-------- Extracted data

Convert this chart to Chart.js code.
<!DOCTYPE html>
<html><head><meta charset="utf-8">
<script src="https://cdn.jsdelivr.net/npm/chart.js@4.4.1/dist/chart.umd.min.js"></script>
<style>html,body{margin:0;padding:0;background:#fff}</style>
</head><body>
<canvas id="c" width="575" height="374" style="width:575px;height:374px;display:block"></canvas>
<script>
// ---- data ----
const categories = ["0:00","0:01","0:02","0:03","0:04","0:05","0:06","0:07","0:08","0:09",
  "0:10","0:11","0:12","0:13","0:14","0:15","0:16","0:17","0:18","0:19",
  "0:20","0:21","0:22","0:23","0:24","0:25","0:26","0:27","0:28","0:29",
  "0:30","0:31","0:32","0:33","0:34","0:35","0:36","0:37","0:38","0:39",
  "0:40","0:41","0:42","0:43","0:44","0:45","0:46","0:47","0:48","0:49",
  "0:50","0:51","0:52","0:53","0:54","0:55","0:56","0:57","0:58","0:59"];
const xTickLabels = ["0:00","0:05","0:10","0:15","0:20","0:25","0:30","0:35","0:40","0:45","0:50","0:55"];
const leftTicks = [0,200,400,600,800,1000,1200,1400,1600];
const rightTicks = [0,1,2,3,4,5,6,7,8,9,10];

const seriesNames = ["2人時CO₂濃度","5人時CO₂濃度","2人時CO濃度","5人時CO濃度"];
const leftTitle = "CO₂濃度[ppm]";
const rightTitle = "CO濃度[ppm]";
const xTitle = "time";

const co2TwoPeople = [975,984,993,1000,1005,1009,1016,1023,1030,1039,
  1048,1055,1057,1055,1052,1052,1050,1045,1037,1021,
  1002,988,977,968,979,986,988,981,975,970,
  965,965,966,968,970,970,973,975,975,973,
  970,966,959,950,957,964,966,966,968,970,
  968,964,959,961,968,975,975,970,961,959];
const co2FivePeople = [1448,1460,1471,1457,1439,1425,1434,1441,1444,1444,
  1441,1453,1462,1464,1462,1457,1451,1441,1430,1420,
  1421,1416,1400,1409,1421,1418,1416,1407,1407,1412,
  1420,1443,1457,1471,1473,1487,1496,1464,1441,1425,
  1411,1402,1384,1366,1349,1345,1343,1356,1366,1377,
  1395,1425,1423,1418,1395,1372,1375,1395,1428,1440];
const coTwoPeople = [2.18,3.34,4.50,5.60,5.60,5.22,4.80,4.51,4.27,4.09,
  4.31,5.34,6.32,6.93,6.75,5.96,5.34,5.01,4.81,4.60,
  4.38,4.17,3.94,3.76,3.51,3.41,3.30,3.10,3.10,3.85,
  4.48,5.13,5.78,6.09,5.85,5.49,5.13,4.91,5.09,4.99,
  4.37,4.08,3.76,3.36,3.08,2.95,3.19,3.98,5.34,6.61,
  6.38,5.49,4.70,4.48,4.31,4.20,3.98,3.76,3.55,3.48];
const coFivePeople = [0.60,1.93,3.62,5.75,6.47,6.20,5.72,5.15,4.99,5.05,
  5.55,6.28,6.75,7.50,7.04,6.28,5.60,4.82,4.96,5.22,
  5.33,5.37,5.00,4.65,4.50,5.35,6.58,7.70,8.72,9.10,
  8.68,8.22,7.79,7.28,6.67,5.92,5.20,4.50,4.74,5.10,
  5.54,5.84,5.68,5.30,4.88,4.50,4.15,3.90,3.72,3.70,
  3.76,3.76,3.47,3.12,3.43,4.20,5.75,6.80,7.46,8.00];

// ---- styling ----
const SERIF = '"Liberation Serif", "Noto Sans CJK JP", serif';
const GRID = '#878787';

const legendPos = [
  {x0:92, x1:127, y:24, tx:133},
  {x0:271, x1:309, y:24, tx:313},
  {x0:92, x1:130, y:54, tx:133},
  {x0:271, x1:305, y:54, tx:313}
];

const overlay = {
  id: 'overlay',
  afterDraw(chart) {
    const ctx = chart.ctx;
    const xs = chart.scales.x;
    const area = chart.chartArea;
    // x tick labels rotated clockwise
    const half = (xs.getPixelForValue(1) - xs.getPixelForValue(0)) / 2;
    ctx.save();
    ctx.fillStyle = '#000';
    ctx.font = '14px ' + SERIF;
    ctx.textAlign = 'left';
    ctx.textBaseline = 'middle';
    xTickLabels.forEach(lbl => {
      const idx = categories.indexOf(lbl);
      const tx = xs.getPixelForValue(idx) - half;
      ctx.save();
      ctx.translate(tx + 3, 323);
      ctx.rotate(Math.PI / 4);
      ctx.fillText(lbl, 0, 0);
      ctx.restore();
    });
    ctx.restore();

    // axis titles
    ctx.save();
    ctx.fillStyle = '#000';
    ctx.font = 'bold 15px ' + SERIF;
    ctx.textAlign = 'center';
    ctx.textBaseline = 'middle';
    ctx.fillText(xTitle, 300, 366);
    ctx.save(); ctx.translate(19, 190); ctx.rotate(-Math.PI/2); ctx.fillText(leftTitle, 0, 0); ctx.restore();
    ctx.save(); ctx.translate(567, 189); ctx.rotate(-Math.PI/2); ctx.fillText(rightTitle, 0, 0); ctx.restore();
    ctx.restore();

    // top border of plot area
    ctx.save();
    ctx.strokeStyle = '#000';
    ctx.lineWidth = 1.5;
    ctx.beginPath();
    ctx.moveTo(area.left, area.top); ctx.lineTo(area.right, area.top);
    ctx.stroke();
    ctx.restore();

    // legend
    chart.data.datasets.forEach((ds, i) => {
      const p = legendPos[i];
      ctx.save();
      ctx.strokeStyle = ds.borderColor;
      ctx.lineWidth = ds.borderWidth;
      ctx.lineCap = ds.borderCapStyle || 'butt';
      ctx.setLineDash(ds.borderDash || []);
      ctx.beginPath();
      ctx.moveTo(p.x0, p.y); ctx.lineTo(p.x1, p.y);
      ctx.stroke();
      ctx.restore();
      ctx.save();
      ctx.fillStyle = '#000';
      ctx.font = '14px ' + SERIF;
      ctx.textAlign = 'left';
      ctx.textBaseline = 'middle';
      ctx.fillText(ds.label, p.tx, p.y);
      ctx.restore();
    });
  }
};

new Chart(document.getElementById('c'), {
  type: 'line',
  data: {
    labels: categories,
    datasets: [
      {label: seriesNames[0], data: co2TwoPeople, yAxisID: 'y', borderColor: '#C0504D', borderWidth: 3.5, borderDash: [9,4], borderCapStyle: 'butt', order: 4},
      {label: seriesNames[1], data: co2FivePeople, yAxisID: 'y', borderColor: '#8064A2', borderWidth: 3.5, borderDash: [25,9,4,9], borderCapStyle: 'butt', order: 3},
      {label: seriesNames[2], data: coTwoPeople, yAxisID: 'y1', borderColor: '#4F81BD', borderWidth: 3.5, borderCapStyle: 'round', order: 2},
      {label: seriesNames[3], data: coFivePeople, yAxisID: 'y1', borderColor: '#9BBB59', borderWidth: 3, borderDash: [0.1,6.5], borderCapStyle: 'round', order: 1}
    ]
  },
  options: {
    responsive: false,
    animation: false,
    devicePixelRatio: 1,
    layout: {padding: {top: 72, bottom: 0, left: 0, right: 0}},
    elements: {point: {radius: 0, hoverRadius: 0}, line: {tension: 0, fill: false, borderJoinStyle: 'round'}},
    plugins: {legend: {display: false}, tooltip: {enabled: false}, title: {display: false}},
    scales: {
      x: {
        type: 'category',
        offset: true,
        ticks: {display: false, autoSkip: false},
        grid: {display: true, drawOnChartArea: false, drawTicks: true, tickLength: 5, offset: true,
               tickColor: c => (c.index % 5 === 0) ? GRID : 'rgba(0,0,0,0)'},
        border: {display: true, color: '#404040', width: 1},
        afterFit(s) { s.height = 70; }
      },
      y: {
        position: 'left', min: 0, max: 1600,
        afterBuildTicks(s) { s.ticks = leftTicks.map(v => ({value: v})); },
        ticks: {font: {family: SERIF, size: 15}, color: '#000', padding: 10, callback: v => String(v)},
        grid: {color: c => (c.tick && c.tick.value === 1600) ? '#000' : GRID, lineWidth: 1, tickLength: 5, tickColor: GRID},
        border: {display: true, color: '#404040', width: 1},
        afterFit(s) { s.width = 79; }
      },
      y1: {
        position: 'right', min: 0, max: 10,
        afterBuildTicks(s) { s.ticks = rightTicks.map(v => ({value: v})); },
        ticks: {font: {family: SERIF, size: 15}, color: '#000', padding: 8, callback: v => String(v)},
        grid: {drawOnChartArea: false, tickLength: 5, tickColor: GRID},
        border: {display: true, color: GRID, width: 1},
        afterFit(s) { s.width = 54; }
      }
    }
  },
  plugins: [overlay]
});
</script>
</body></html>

----------------
-------- Extracted data

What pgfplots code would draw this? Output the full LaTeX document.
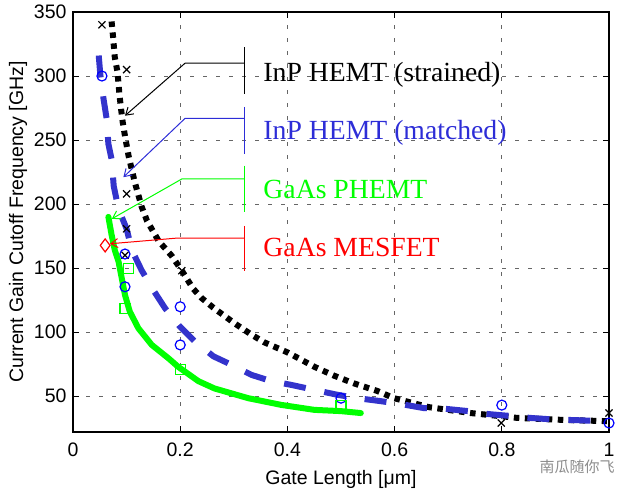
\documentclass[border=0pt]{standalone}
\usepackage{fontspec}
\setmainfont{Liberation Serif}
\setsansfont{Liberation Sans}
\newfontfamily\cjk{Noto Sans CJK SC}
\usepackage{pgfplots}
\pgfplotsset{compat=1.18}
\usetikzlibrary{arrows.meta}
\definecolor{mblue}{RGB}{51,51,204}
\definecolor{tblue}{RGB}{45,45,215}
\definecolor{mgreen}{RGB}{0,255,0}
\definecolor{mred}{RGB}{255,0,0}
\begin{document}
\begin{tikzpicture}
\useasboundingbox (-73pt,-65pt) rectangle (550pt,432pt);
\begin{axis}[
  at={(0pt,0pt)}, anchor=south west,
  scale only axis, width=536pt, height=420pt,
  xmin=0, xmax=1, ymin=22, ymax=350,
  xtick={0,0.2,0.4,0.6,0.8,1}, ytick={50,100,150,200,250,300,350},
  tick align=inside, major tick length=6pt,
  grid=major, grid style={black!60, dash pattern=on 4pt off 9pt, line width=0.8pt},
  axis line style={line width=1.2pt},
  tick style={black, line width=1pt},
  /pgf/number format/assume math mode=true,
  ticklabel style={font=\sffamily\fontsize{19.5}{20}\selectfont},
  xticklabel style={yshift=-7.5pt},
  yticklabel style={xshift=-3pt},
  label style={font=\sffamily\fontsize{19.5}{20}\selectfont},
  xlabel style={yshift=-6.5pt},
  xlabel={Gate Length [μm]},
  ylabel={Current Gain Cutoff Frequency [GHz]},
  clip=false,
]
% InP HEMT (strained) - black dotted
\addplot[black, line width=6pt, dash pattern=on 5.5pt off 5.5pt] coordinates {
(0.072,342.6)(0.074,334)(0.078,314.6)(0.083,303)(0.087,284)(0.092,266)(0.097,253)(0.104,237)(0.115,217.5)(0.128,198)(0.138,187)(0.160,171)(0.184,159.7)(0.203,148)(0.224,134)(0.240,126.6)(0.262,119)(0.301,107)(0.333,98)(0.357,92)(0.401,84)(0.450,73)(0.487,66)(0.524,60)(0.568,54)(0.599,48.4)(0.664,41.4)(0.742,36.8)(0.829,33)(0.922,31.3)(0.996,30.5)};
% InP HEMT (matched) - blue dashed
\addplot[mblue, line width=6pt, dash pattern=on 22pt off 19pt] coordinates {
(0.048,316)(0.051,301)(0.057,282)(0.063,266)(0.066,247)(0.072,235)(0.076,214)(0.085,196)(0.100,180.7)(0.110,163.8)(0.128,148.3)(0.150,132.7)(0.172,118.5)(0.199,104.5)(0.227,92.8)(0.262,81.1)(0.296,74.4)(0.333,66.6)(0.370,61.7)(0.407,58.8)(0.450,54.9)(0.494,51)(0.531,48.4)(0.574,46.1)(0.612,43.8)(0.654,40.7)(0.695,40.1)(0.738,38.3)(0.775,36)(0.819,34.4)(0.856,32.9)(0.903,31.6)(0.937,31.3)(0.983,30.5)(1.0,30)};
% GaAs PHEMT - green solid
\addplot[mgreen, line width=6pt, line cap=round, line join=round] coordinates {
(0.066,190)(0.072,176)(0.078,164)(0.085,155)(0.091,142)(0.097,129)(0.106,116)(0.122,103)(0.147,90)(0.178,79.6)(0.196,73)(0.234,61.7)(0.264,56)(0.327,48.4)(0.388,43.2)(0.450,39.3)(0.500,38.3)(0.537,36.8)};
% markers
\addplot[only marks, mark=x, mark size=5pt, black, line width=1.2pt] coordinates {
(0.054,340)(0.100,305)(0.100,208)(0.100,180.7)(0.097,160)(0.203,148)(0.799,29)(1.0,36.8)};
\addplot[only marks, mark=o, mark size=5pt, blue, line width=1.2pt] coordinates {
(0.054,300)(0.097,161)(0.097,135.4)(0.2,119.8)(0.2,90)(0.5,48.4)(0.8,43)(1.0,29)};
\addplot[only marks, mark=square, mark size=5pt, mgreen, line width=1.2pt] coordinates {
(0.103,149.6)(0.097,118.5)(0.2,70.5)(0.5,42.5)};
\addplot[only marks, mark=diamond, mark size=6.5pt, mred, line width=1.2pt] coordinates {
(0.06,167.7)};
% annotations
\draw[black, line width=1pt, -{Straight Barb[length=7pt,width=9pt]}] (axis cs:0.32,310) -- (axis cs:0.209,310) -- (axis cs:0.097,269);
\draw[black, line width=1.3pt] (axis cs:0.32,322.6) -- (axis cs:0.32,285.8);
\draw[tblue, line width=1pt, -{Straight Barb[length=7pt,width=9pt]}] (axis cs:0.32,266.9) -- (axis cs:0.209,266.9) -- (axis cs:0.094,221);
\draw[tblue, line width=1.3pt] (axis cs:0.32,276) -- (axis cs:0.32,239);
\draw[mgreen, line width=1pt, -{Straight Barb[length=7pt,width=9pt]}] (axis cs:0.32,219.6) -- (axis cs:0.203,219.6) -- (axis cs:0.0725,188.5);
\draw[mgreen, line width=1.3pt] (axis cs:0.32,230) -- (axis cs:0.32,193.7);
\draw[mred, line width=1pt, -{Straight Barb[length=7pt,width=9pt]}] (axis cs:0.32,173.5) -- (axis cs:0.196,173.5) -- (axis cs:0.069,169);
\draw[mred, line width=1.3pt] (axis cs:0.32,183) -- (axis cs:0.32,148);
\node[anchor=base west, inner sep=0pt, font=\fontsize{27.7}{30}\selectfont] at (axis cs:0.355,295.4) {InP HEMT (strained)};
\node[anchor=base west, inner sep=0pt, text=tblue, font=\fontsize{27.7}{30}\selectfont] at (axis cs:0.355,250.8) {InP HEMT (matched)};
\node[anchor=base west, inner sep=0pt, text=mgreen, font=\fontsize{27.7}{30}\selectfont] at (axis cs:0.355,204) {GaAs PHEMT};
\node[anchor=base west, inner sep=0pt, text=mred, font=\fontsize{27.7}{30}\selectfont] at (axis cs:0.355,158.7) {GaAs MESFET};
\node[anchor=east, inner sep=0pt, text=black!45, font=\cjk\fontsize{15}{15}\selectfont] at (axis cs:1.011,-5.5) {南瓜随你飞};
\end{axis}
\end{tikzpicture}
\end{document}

----------------

> **What is required**
Looking at the entries above, state how many lines contain "code"; give the number alone.

> **Solution for this problem**
2